I picked up this book expecting another well written factual book along the lines of UnChristian which I enjoyed for it's genre, but what was inside was completely different. Gabe did a marvelous job of taking research,with all of its facts and stats, and turning them into a fantastic story that made me look forward to what was around each and every bend. I found the basic structure of the book to be easily read and followed. Early on in the book, chapter 3, Gabe gives a wonderful analogy of the different types of christians that we have now in our country compared to those in the times of Christ. I found this fascinating and also a bit unnerving that we have somehow allowed our country to get to this same state of a factional Christianity. I have often seen the angle of the Pharisees with some modern day church organizations but had never wrapped my brain around the Essenes and the "Blenders".

The book continues down a fantastic path that had me not just enjoying the journey, but questioning different things in my own life and ministry and how I perceive things. This book is one of the very few books in my life that I will read again and again.

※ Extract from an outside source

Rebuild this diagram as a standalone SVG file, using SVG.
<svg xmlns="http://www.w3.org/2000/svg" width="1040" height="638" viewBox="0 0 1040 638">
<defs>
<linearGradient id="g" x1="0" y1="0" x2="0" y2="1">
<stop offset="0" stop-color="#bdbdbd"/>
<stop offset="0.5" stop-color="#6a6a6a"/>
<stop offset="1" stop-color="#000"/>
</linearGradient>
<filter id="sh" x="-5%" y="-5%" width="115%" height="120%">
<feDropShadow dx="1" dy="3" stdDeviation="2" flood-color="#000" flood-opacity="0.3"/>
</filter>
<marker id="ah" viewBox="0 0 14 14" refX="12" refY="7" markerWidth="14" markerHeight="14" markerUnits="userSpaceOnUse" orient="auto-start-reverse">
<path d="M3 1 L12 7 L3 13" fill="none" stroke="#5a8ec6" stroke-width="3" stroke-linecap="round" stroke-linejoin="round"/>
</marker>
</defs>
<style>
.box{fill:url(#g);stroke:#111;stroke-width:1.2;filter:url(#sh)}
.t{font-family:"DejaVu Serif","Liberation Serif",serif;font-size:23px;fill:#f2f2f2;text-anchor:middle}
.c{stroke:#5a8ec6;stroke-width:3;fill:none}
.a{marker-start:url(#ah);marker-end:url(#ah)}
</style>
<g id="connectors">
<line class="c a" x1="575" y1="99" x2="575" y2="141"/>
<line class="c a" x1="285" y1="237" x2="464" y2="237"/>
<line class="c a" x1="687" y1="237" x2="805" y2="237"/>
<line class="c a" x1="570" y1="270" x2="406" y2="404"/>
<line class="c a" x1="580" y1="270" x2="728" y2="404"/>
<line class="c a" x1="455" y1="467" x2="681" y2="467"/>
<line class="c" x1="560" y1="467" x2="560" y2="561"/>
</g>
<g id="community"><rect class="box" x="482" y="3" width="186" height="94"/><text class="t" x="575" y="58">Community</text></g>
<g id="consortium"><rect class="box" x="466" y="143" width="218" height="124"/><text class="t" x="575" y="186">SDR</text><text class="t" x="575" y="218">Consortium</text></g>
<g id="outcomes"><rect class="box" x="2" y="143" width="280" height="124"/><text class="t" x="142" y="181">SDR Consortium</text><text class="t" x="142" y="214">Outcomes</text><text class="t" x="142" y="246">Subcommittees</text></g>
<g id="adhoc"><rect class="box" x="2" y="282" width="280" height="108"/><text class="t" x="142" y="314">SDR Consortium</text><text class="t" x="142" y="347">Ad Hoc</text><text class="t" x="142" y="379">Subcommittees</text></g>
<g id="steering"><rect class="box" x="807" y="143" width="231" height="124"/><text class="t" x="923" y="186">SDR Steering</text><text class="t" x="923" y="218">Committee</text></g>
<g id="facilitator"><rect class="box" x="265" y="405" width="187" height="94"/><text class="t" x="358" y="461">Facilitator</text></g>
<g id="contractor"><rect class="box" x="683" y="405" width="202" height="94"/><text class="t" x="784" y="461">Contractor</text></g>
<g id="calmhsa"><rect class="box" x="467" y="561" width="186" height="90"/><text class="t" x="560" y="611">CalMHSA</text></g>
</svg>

But with all books there is always a negative somewhere. With this book the most disappointing thing that I found was the end. I hated turning the last page, because I quickly realized, that my mental traverse through the pages of our countries spiritual future had come to a close. The Next Christian is absolutely a marvelous read that every church goer should read. It is definitely a book I will not just recommend to strangers but friends and ministry partners as well. It is a well researched, well thought out look at the face of Christianity in the coming years.